- [Requirements] Drop the pictures and give back word for word the lines from the line holding "Recreate this image" to the line holding "import seaborn as sns", both included.

- [Records for the exercise]
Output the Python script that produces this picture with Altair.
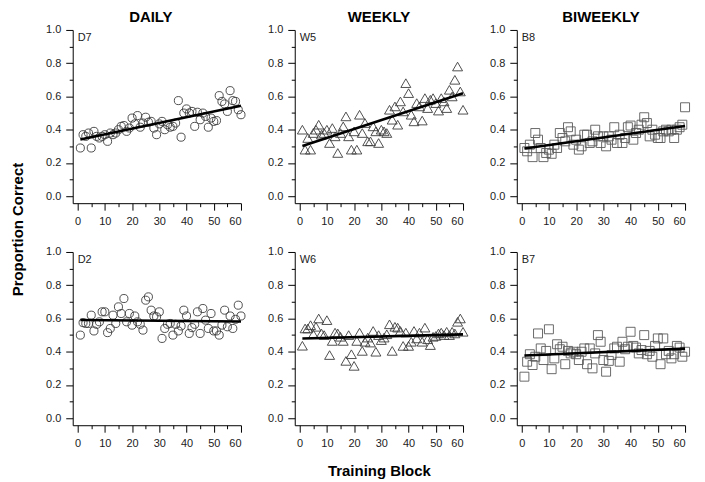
==
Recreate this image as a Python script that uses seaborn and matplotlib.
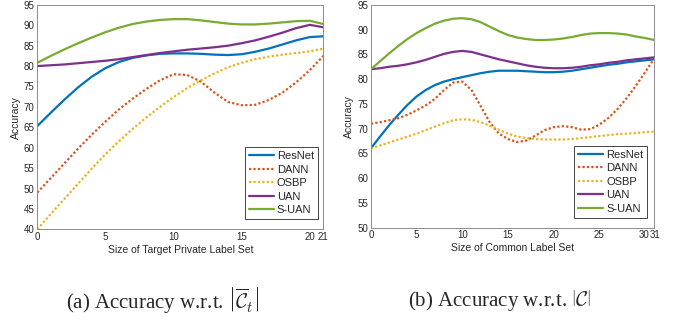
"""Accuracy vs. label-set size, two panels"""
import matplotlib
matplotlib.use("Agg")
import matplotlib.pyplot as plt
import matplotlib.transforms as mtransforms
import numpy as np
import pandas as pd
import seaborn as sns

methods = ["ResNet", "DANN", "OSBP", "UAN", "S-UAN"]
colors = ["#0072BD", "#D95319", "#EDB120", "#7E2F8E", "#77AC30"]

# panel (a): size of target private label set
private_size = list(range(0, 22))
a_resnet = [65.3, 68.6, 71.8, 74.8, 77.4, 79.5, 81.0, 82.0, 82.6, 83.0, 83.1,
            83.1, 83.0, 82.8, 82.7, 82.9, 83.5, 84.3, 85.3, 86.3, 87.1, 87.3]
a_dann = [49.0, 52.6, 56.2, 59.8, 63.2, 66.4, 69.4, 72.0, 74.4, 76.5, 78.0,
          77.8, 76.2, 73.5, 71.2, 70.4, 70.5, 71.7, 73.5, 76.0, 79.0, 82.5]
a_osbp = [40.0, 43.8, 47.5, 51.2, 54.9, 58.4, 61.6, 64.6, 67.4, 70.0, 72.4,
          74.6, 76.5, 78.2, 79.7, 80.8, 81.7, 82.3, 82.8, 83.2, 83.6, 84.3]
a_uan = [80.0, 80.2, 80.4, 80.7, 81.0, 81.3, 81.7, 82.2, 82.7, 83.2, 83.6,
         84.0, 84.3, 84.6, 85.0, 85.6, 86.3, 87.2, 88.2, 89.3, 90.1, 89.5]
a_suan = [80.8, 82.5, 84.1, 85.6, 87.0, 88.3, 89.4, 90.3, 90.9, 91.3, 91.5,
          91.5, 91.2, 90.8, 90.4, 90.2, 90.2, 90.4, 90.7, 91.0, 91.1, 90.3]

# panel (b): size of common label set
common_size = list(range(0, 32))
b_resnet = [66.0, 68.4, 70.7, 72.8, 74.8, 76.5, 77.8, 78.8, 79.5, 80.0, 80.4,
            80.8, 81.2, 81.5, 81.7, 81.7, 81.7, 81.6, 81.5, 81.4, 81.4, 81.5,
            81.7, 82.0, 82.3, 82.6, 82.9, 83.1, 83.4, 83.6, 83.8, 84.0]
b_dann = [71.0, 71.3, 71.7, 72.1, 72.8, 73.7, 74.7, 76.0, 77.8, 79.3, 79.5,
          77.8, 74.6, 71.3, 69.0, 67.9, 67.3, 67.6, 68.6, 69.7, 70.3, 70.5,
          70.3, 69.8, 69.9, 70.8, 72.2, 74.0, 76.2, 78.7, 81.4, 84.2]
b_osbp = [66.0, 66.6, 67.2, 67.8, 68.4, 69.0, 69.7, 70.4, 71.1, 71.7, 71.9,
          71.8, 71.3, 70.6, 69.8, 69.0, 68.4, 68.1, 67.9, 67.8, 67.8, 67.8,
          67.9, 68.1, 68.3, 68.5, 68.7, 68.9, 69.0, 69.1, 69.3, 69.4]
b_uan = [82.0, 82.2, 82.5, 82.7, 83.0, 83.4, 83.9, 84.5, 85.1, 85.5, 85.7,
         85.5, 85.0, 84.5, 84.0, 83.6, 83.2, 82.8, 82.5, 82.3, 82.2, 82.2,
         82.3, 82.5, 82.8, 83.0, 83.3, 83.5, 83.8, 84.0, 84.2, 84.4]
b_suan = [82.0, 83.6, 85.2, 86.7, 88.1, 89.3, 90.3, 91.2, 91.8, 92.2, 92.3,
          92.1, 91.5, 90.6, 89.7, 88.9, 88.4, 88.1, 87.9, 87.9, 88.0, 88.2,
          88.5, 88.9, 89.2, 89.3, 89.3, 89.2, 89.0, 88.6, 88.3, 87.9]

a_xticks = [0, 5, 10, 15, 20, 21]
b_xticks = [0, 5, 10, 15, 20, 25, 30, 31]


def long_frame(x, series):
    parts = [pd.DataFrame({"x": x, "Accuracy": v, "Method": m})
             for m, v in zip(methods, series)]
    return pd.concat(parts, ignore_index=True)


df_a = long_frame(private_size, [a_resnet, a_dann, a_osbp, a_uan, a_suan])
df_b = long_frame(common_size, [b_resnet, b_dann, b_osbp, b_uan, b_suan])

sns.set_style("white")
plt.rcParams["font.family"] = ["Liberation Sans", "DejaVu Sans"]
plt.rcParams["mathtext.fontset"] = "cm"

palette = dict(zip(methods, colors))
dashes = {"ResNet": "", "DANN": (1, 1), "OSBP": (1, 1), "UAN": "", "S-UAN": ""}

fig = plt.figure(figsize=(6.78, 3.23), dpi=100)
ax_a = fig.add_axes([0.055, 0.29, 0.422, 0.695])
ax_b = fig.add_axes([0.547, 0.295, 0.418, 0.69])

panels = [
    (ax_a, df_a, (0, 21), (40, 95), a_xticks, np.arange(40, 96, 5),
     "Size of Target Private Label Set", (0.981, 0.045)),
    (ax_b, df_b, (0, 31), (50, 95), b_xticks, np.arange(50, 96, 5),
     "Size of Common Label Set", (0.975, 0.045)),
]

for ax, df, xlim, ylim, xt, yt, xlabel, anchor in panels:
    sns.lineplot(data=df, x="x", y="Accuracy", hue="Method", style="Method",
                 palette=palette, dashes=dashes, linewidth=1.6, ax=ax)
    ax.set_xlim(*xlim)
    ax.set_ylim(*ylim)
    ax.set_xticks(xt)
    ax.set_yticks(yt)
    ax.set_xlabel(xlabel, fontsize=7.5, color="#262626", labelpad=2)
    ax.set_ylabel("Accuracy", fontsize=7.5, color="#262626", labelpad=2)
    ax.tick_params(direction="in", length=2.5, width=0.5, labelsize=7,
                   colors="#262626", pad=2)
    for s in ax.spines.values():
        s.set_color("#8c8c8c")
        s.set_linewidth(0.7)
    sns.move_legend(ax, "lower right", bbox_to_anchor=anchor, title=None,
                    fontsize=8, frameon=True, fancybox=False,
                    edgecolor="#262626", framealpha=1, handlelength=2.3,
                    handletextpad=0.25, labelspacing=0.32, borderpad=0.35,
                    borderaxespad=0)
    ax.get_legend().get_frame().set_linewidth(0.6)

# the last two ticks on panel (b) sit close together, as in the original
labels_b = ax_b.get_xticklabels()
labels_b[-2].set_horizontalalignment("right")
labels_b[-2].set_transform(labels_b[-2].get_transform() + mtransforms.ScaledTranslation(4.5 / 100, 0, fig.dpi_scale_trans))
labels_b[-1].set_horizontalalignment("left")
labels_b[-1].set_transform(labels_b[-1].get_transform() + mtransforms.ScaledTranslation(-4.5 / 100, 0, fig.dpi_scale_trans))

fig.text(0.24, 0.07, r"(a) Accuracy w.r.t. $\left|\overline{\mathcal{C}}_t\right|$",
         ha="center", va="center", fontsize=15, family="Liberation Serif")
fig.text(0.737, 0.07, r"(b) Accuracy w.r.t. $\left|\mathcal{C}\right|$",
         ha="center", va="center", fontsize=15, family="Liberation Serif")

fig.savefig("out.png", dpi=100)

- [Task answer]
Recreate this image as a Python script that uses seaborn and matplotlib.
"""Accuracy vs. label-set size, two panels"""
import matplotlib
matplotlib.use("Agg")
import matplotlib.pyplot as plt
import matplotlib.transforms as mtransforms
import numpy as np
import pandas as pd
import seaborn as sns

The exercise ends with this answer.